While the exact scope of the inquiry has yet to emerge, in the January 2016 letter to Harman, Grieve wrote:
“Where the ISC can bring a unique contribution to Parliament collective oversight of this policy is in its statutory power to access highly classified material and its ability to examine the intelligence which led to the decision to conduct the operation. How serious and imminent was the threat and what would have been the consequences of inaction? What intelligence was there regarding the viability or otherwise of actions, including possible arrest and other disruption options?”
A serious and imminent threat?
The imminence and seriousness of the threat from Khan, Hussein and others is at the heart of the issue. In February this year, the Sunday Times reported that some intelligence officials had opposed the drone strike on Khan as he did not pose an imminent threat. The paper reported:
An intelligence official opposed to the strike said that while Khan had gone on to become a poster boy for Isis and a prolific Twitter user who acted as a propagandist, there was no evidence that he posed an imminent threat.
“The imminence related to inspiring attacks around the world but there was not a specific attack to pin them down,” the source said.
“Many intelligence officials were opposed to the extrajudicial killing, not because we’re opposed to defeating Isis but because we weren’t convinced that drone strike reached the legal threshold.”

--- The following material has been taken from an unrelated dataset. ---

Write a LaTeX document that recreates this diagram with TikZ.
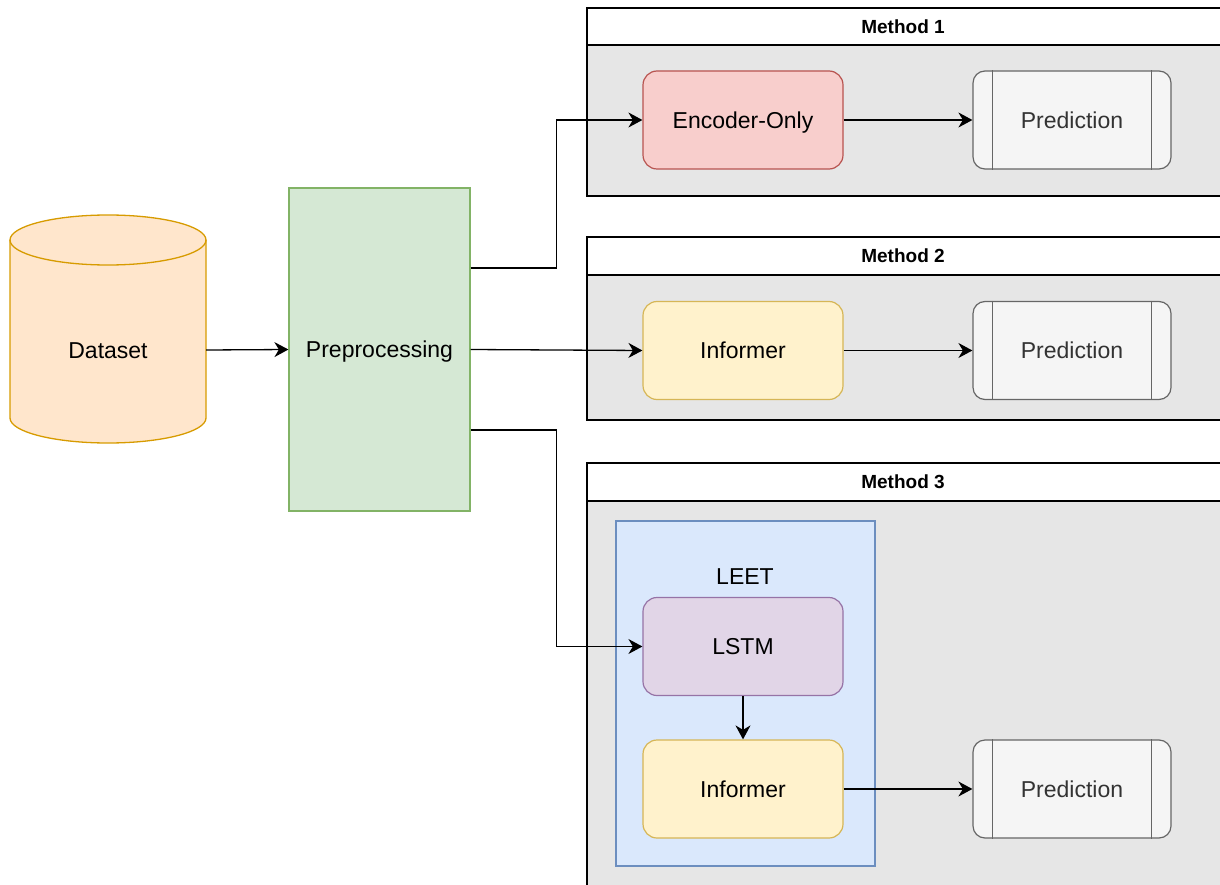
\documentclass[tikz,border=0pt]{standalone}
\usepackage{fontspec}
\setmainfont{Liberation Sans}
\usetikzlibrary{arrows.meta,calc}
\definecolor{cylfill}{HTML}{FFE6CC}
\definecolor{cyldraw}{HTML}{D79B00}
\definecolor{prefill}{HTML}{D5E8D4}
\definecolor{predraw}{HTML}{82B366}
\definecolor{encfill}{HTML}{F8CECC}
\definecolor{encdraw}{HTML}{B85450}
\definecolor{inffill}{HTML}{FFF2CC}
\definecolor{infdraw}{HTML}{D6B656}
\definecolor{lstfill}{HTML}{E1D5E7}
\definecolor{lstdraw}{HTML}{9673A6}
\definecolor{leetfill}{HTML}{DAE8FC}
\definecolor{leetdraw}{HTML}{6C8EBF}
\definecolor{prdfill}{HTML}{F5F5F5}
\definecolor{prddraw}{HTML}{666666}
\definecolor{prdtext}{HTML}{333333}
\definecolor{contfill}{HTML}{E6E6E6}
\tikzset{
  x=1pt, y=1pt,
  every node/.style={font=\fontsize{23}{27}\selectfont, inner sep=0pt, text height=16.5pt, text depth=0pt},
  procbox/.style={rectangle, rounded corners=14pt, line width=1.2pt, minimum width=200pt, minimum height=98pt},
  encbox/.style={procbox, fill=encfill, draw=encdraw},
  infbox/.style={procbox, fill=inffill, draw=infdraw},
  lstbox/.style={procbox, fill=lstfill, draw=lstdraw},
  predbox/.style={rectangle, rounded corners=12pt, line width=1.2pt, minimum width=198pt, minimum height=98pt,
    fill=prdfill, draw=prddraw, text=prdtext},
  predline/.style={draw=prddraw, line width=1.2pt},
  contbody/.style={fill=contfill, draw=black, line width=1.6pt},
  conthead/.style={fill=white, draw=black, line width=1.6pt},
  title/.style={font=\fontsize{19}{23}\selectfont\bfseries, text height=13.6pt},
  arr/.style={line width=1.3pt, -{Stealth[length=14pt, width=15pt, inset=4.5pt]}}
}
\begin{document}
\begin{tikzpicture}
\useasboundingbox (0,0) rectangle (1220,-885);
\clip (0,0) rectangle (1220,-885);

% containers
\draw[contbody] (587,-45) rectangle (1225,-196);
\draw[conthead] (587,-8) rectangle (1225,-45);
\node[title] (m1) at (903,-27) {Method 1};

\draw[contbody] (587,-275) rectangle (1225,-420);
\draw[conthead] (587,-237) rectangle (1225,-275);
\node[title] (m2) at (903,-256) {Method 2};

\draw[contbody] (587,-501) rectangle (1225,-900);
\draw[conthead] (587,-463) rectangle (1225,-501);
\node[title] (m3) at (903,-482) {Method 3};

% LEET box
\node[rectangle, fill=leetfill, draw=leetdraw, line width=1.2pt, minimum width=259pt, minimum height=345pt] (leet) at (745.5,-693.5) {};
\node (leetlbl) at (745,-576) {LEET};

% cylinder
\path[fill=cylfill, draw=cyldraw, line width=1.3pt]
  (10,-240) -- (10,-418) arc[start angle=180, end angle=360, x radius=98, y radius=25]
  -- (206,-240) arc[start angle=0, end angle=180, x radius=98, y radius=25] -- cycle;
\draw[cyldraw, line width=1.3pt] (10,-240) arc[start angle=180, end angle=360, x radius=98, y radius=25];
\node[rectangle, minimum width=196pt, minimum height=186pt] (dataset) at (108,-350) {Dataset};

% preprocessing
\node[rectangle, fill=prefill, draw=predraw, line width=1.2pt, minimum width=181pt, minimum height=323pt] (pre) at (379.5,-349.5) {Preprocessing};

% method boxes
\node[encbox] (enc) at (743,-120) {Encoder-Only};
\node[predbox] (p1) at (1072,-120) {Prediction};
\node[infbox] (inf2) at (743,-350.5) {Informer};
\node[predbox] (p2) at (1072,-350.5) {Prediction};
\node[lstbox] (lstm) at (743,-646.5) {LSTM};
\node[infbox] (inf3) at (743,-789) {Informer};
\node[predbox] (p3) at (1072,-789) {Prediction};

\foreach \p in {p1,p2,p3}{
  \draw[predline] ([xshift=20pt]\p.north west) -- ([xshift=20pt]\p.south west);
  \draw[predline] ([xshift=-20pt]\p.north east) -- ([xshift=-20pt]\p.south east);
}

% connectors
\draw[arr] (dataset.east) -- (pre.west);
\draw[arr] ([yshift=81.5pt]pre.east) -- ++(86,0) |- (enc.west);
\draw[arr] (pre.east) -- (inf2.west);
\draw[arr] ([yshift=-80.5pt]pre.east) -- ++(86,0) |- (lstm.west);
\draw[arr] (enc.east) -- (p1.west);
\draw[arr] (inf2.east) -- (p2.west);
\draw[arr] (lstm.south) -- (inf3.north);
\draw[arr] (inf3.east) -- (p3.west);
\end{tikzpicture}
\end{document}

Another intelligence official familiar with the “discussion and debates” in the lead-up to the attack said several officials from MI5 and GCHQ had questioned the imminence of the threat posed by Khan.
The legal basis for the drone strike of self-defence is spelt out in article 51 of the UN charter. The “Caroline principles” state the threat must be “instant, overwhelming, leaving no choice of means and no moment of deliberation”.
As well as intelligence officials, it seems that RAF officers too expressed disquiet about the attack. In November 2015, The Telegraph reported that there had been a “serious debate” among serving RAF officers about the policy shift that had led to the strike on Khan.
While it seems from media reports that Khan and others sought to inspire attacks against UK citizens, it is far from clear whether this reached the threshold to launch a pre-emptive strike under international law. This is perhaps why that the UK Attorney General, Jeremey Wright, argued in a speech at the International Institute for Strategic Studies in January 2017 that it was necessary to re-define the understanding of ‘imminence’ in regard to self-defence, to enable the expansion of the ability to undertake pre-emptive armed attacks against potential threats.
It was also notable that the Attorney General argued that the UK has the right, as a last resort, to use lethal force against those who, as Wright put it “inspire, enable or direct attacks” from overseas. Those three activities are individually very different, and combining them in this way alongside the notion that evidence of an actual and specific attack is not necessary is extremely disturbing.
As we have argued for some time it seems that advent of armed drones is lowering the threshold for the use of armed force. The UK would not have sent piloted aircraft into Syria so soon after Parliament had specifically restricted the use of force against ISIS to Iraq. Yet within six weeks, British drones were being sent across the border into Syria to support US strikes. Their presence in Syria – on operations beyond that authorised by Parliament – enabled a decision, clearly opposed by some, to carry out the targeted killing of British citizens on questionable legal grounds.
Although it is unlikley the ISC’s report will seriously challenge the Government’s position – and will no doubt be redacted – it should shine some much needed light on this important issue and spark a renewed debate on the legality and efficacy of drone targeted killing. It will be particularly helpful if the report indicates how the UK National Security Council handled the intelligence and made its decision to launch a lethal strike. It’s high time the report was published.